Task statement: Retype every line from the start of the data down to and including the line with "const regionY = [327, 327];". Skip the pictures.

--- Given data ---

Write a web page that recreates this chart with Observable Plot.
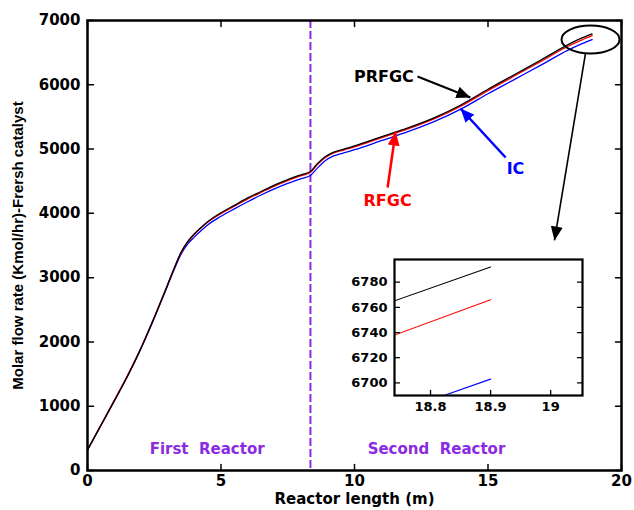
<!DOCTYPE html>
<html>
<head>
<meta charset="utf-8">
<script src="https://cdn.jsdelivr.net/npm/d3@7"></script>
<script src="https://cdn.jsdelivr.net/npm/@observablehq/plot@0.6"></script>
<style>
  body { margin: 0; background: white; }
  #wrap { position: relative; width: 634px; height: 510px; }
  #inset { position: absolute; left: 340px; top: 250px; }
</style>
</head>
<body>
<div id="wrap"><div id="main"></div><div id="inset"></div></div>
<script>
// ---- data ----
const xPos  = [0, 0.5, 1, 1.5, 2, 2.5, 3, 3.25, 3.5, 3.75, 4, 4.25, 4.5, 5, 5.5, 6, 6.5, 7, 7.5, 8, 8.35, 8.6, 8.9, 9.2, 9.6, 10, 11, 12, 13, 14, 15, 16, 17, 18, 18.5, 18.9];
const prfgc = [320, 700, 1080, 1470, 1900, 2380, 2890, 3150, 3390, 3560, 3680, 3780, 3870, 4010, 4125, 4240, 4340, 4440, 4525, 4600, 4650, 4770, 4880, 4950, 5000, 5050, 5190, 5330, 5490, 5690, 5930, 6160, 6390, 6625, 6725, 6792];
const rfgc  = [320, 705, 1090, 1480, 1905, 2385, 2890, 3148, 3385, 3552, 3670, 3770, 3860, 3995, 4110, 4225, 4325, 4425, 4510, 4585, 4635, 4755, 4865, 4935, 4985, 5035, 5175, 5315, 5475, 5672, 5910, 6140, 6368, 6600, 6696, 6766];
const ic    = [320, 700, 1080, 1465, 1895, 2370, 2875, 3130, 3360, 3520, 3630, 3730, 3820, 3955, 4070, 4180, 4285, 4380, 4465, 4540, 4590, 4700, 4820, 4890, 4940, 4990, 5130, 5270, 5430, 5625, 5860, 6085, 6310, 6540, 6636, 6703];

const xTicks = [0, 5, 10, 15, 20];
const yTicks = [0, 1000, 2000, 3000, 4000, 5000, 6000, 7000];
const xDomain = [0, 20];
const yDomain = [0, 7000];

const insetXTicks = [18.8, 18.9, 19];
const insetYTicks = [6700, 6720, 6740, 6760, 6780];
const insetXDomain = [18.74, 19.053];
const insetYDomain = [6690, 6798];

const reactorBoundary = [8.35];
const regionNames = ["First  Reactor", "Second  Reactor"];
const regionX = [4.48, 13.07];
const regionY = [327, 327];

const seriesNames = ["PRFGC", "RFGC", "IC"];
const seriesColors = ["#000000", "#ff0000", "#0000ff"];
const labelX = [11.10, 11.24, 16.03];
const labelY = [6129, 4200, 4698];
const arrowX1 = [12.36, 11.24, 15.66];
const arrowY1 = [6129, 4402, 4869];
const arrowX2 = [14.34, 11.54, 13.97];
const arrowY2 = [5802, 5273, 5631];

const zoomCenter = [18.84, 6704];
const zoomArrow = [18.65, 6486, 17.49, 3578];

const xLabel = "Reactor length (m)";
const yLabel = "Molar flow rate (Kmol/hr)-Frersh catalyst";

// ---- tables ----
const series = [prfgc, rfgc, ic];
const rows = [];
[2, 1, 0].forEach(k => xPos.forEach((x, i) => rows.push({x, y: series[k][i], s: seriesNames[k], c: seriesColors[k]})));
const regions = regionNames.map((label, i) => ({label, x: regionX[i], y: regionY[i]}));
const notes = seriesNames.map((name, i) => ({name, color: seriesColors[i], lx: labelX[i], ly: labelY[i], x1: arrowX1[i], y1: arrowY1[i], x2: arrowX2[i], y2: arrowY2[i]}));

const purple = "#8a2be2";
const tickShape = {draw(ctx, l) { ctx.moveTo(0, 0); ctx.lineTo(0, -l); }};
const ellipseShape = {draw(ctx) {
  const rx = 29, ry = 14, k = 0.5523;
  ctx.moveTo(rx, 0);
  ctx.bezierCurveTo(rx, ry * k, rx * k, ry, 0, ry);
  ctx.bezierCurveTo(-rx * k, ry, -rx, ry * k, -rx, 0);
  ctx.bezierCurveTo(-rx, -ry * k, -rx * k, -ry, 0, -ry);
  ctx.bezierCurveTo(rx * k, -ry, rx, -ry * k, rx, 0);
  ctx.closePath();
}};
function head(color) {
  const m = document.createElementNS("http://www.w3.org/2000/svg", "marker");
  m.setAttribute("viewBox", "-14 -6 14 12");
  m.setAttribute("markerUnits", "userSpaceOnUse");
  m.setAttribute("markerWidth", 14);
  m.setAttribute("markerHeight", 12);
  m.setAttribute("refX", 0);
  m.setAttribute("refY", 0);
  m.setAttribute("orient", "auto");
  const p = document.createElementNS("http://www.w3.org/2000/svg", "path");
  p.setAttribute("d", "M-14,-6L0,0L-14,6Z");
  p.setAttribute("fill", color);
  p.setAttribute("stroke", "none");
  m.appendChild(p);
  return m;
}

function inwardTicks(xs, ys, xd, yd, len, sw) {
  return [
    Plot.vector(xs, {x: d => d, y: () => yd[0], length: len, rotate: 0, anchor: "start", shape: tickShape, strokeWidth: sw}),
    Plot.vector(xs, {x: d => d, y: () => yd[1], length: len, rotate: 180, anchor: "start", shape: tickShape, strokeWidth: sw}),
    Plot.vector(ys, {x: () => xd[0], y: d => d, length: len, rotate: 90, anchor: "start", shape: tickShape, strokeWidth: sw}),
    Plot.vector(ys, {x: () => xd[1], y: d => d, length: len, rotate: -90, anchor: "start", shape: tickShape, strokeWidth: sw})
  ];
}

const main = Plot.plot({
  width: 634, height: 510,
  marginLeft: 87, marginRight: 13, marginTop: 20, marginBottom: 40,
  style: {fontFamily: "DejaVu Sans", fontWeight: "bold", fontSize: "15px", background: "white", color: "black"},
  x: {domain: xDomain},
  y: {domain: yDomain},
  marks: [
    Plot.ruleX(reactorBoundary, {stroke: purple, strokeWidth: 2, strokeDasharray: "8,3"}),
    Plot.line(rows, {x: "x", y: "y", z: "s", stroke: "c", strokeWidth: 1.3, curve: "monotone-x"}),
    Plot.text(regions, {x: "x", y: "y", text: "label", fill: purple, fontSize: 15}),
    ...notes.map(n => Plot.link([n], {x1: "x1", y1: "y1", x2: "x2", y2: "y2", stroke: n.color, strokeWidth: n.name === "PRFGC" ? 2 : 2.5, markerEnd: () => head(n.color)})),
    Plot.text(notes, {x: "lx", y: "ly", text: "name", fill: "color", fontSize: 16}),
    Plot.dot([zoomCenter], {x: d => d[0], y: d => d[1], symbol: ellipseShape, stroke: "black", strokeWidth: 2, fill: "none"}),
    Plot.link([zoomArrow], {x1: d => d[0], y1: d => d[1], x2: d => d[2], y2: d => d[3], stroke: "black", strokeWidth: 1.6, markerEnd: () => head("black")}),
    Plot.axisX({ticks: xTicks, tickSize: 0, tickPadding: 5, label: null, tickFormat: d => String(d)}),
    Plot.axisY({ticks: yTicks, tickSize: 0, tickPadding: 7, label: null, tickFormat: d => String(d)}),
    ...inwardTicks(xTicks, yTicks, xDomain, yDomain, 6, 1.5),
    Plot.frame({stroke: "black", strokeWidth: 2.5}),
    Plot.text([xLabel], {frameAnchor: "bottom", dy: 33, text: d => d, fontSize: 15}),
    Plot.text([yLabel], {frameAnchor: "left", textAnchor: "middle", dx: -69, rotate: -90, text: d => d, fontSize: 15, fontFamily: "Liberation Sans"})
  ]
});
document.getElementById("main").appendChild(main);

const inset = Plot.plot({
  width: 250, height: 175,
  marginLeft: 54, marginRight: 8, marginTop: 9, marginBottom: 30,
  style: {fontFamily: "DejaVu Sans", fontWeight: "bold", fontSize: "13px", background: "transparent", color: "black"},
  x: {domain: insetXDomain},
  y: {domain: insetYDomain},
  marks: [
    Plot.line(rows, {x: "x", y: "y", z: "s", stroke: "c", strokeWidth: 1.1, clip: true}),
    Plot.axisX({ticks: insetXTicks, tickSize: 0, tickPadding: 6, label: null, tickFormat: d => String(d)}),
    Plot.axisY({ticks: insetYTicks, tickSize: 0, tickPadding: 7, label: null, tickFormat: d => String(d)}),
    Plot.vector(insetXTicks, {x: d => d, y: () => insetYDomain[0], length: 5, rotate: 0, anchor: "start", shape: tickShape, strokeWidth: 1.3}),
    Plot.vector(insetYTicks, {x: () => insetXDomain[0], y: d => d, length: 5, rotate: 90, anchor: "start", shape: tickShape, strokeWidth: 1.3}),
    Plot.vector(insetYTicks, {x: () => insetXDomain[1], y: d => d, length: 5, rotate: -90, anchor: "start", shape: tickShape, strokeWidth: 1.3}),
    Plot.frame({stroke: "black", strokeWidth: 2.2})
  ]
});
document.getElementById("inset").appendChild(inset);
</script>
</body>
</html>
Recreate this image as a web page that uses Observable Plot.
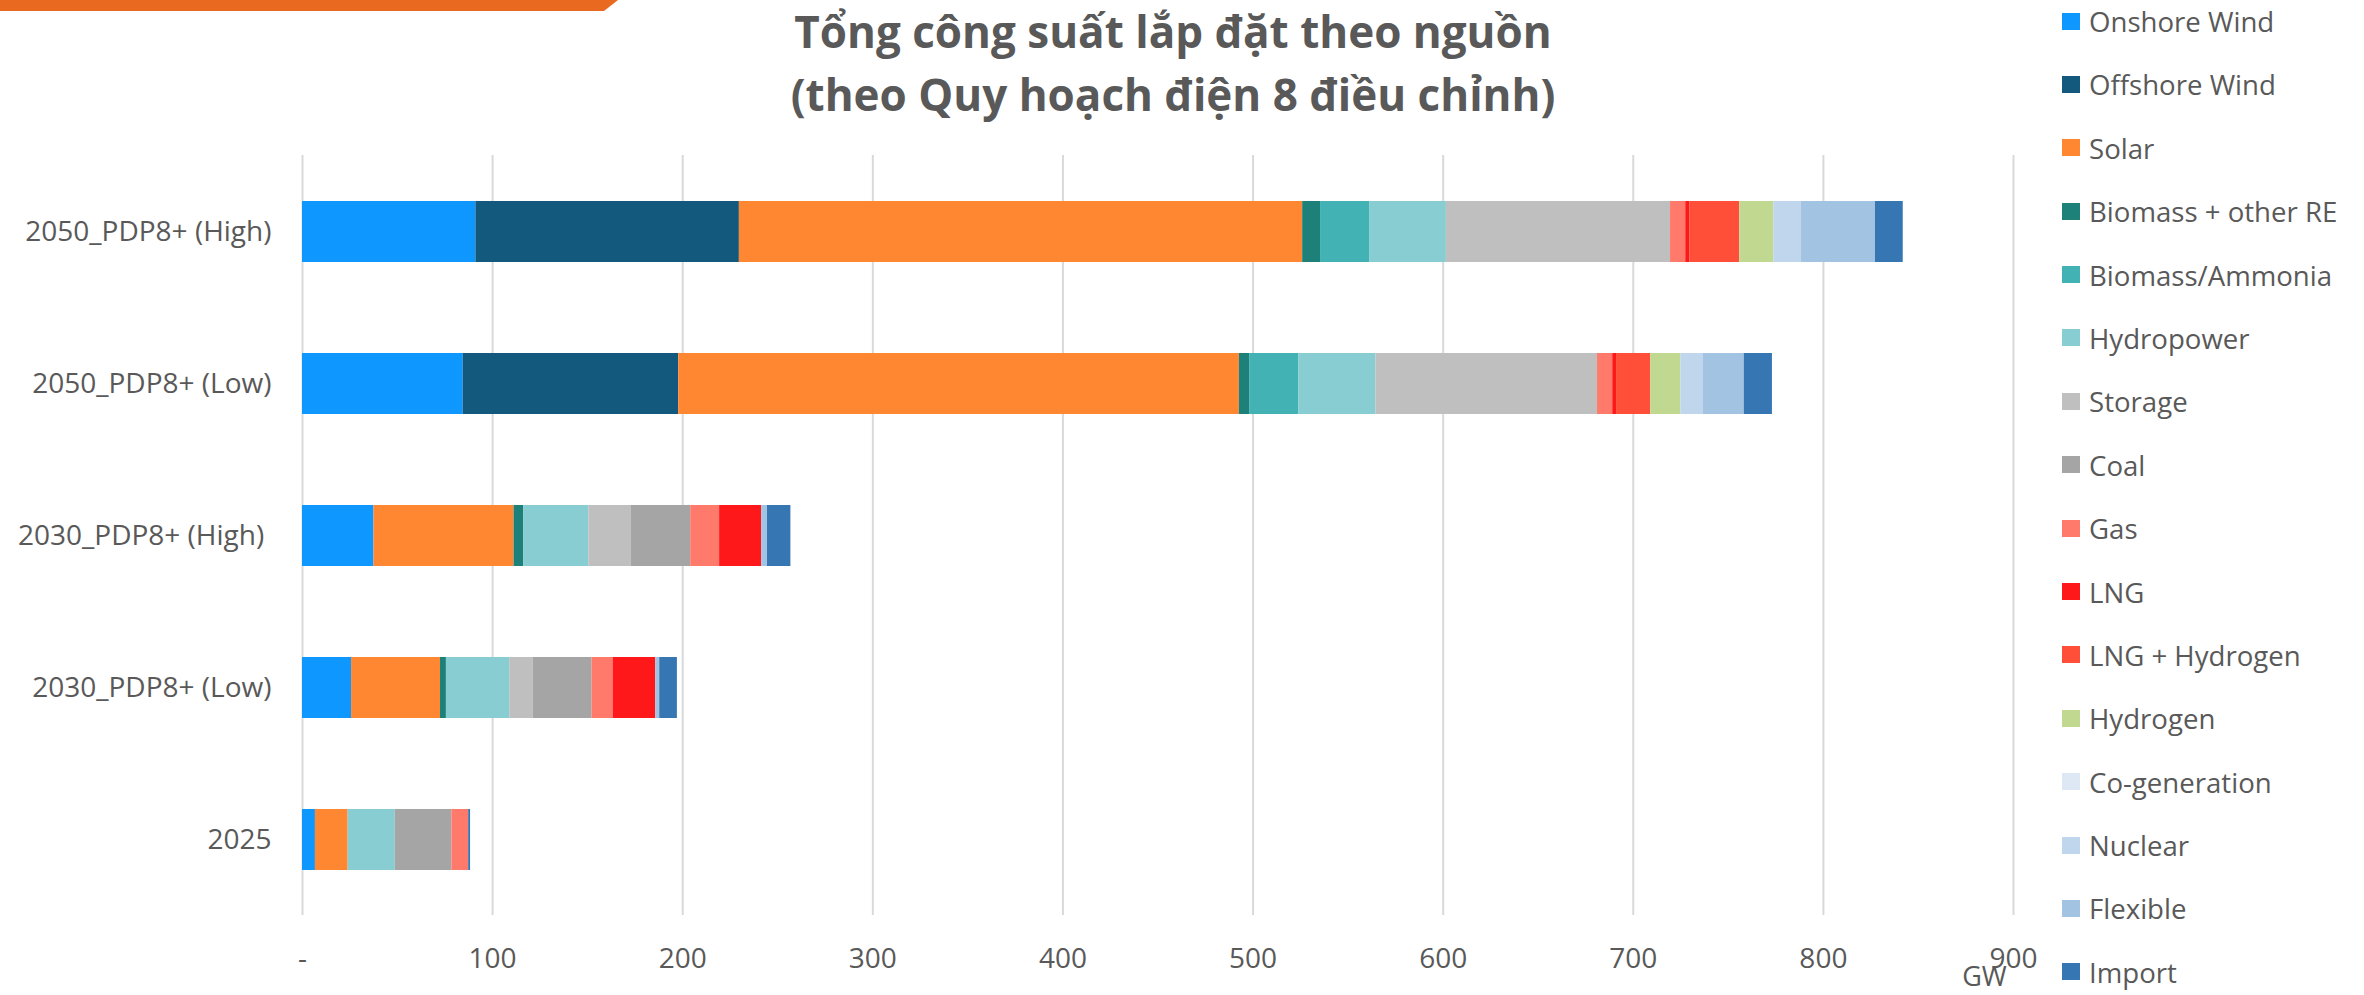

---

Result for this task:
Write a web page that recreates this chart with Observable Plot.
<!DOCTYPE html>
<html>
<head>
<meta charset="utf-8">
<script src="https://cdn.jsdelivr.net/npm/d3@7"></script>
<script src="https://cdn.jsdelivr.net/npm/@observablehq/plot@0.6"></script>
<style>
  body { margin: 0; background: white; }
  #wrap { position: relative; width: 634px; height: 510px; }
  #inset { position: absolute; left: 340px; top: 250px; }
</style>
</head>
<body>
<div id="wrap"><div id="main"></div><div id="inset"></div></div>
<script>
// ---- data ----
const xPos  = [0, 0.5, 1, 1.5, 2, 2.5, 3, 3.25, 3.5, 3.75, 4, 4.25, 4.5, 5, 5.5, 6, 6.5, 7, 7.5, 8, 8.35, 8.6, 8.9, 9.2, 9.6, 10, 11, 12, 13, 14, 15, 16, 17, 18, 18.5, 18.9];
const prfgc = [320, 700, 1080, 1470, 1900, 2380, 2890, 3150, 3390, 3560, 3680, 3780, 3870, 4010, 4125, 4240, 4340, 4440, 4525, 4600, 4650, 4770, 4880, 4950, 5000, 5050, 5190, 5330, 5490, 5690, 5930, 6160, 6390, 6625, 6725, 6792];
const rfgc  = [320, 705, 1090, 1480, 1905, 2385, 2890, 3148, 3385, 3552, 3670, 3770, 3860, 3995, 4110, 4225, 4325, 4425, 4510, 4585, 4635, 4755, 4865, 4935, 4985, 5035, 5175, 5315, 5475, 5672, 5910, 6140, 6368, 6600, 6696, 6766];
const ic    = [320, 700, 1080, 1465, 1895, 2370, 2875, 3130, 3360, 3520, 3630, 3730, 3820, 3955, 4070, 4180, 4285, 4380, 4465, 4540, 4590, 4700, 4820, 4890, 4940, 4990, 5130, 5270, 5430, 5625, 5860, 6085, 6310, 6540, 6636, 6703];

const xTicks = [0, 5, 10, 15, 20];
const yTicks = [0, 1000, 2000, 3000, 4000, 5000, 6000, 7000];
const xDomain = [0, 20];
const yDomain = [0, 7000];

const insetXTicks = [18.8, 18.9, 19];
const insetYTicks = [6700, 6720, 6740, 6760, 6780];
const insetXDomain = [18.74, 19.053];
const insetYDomain = [6690, 6798];

const reactorBoundary = [8.35];
const regionNames = ["First  Reactor", "Second  Reactor"];
const regionX = [4.48, 13.07];
const regionY = [327, 327];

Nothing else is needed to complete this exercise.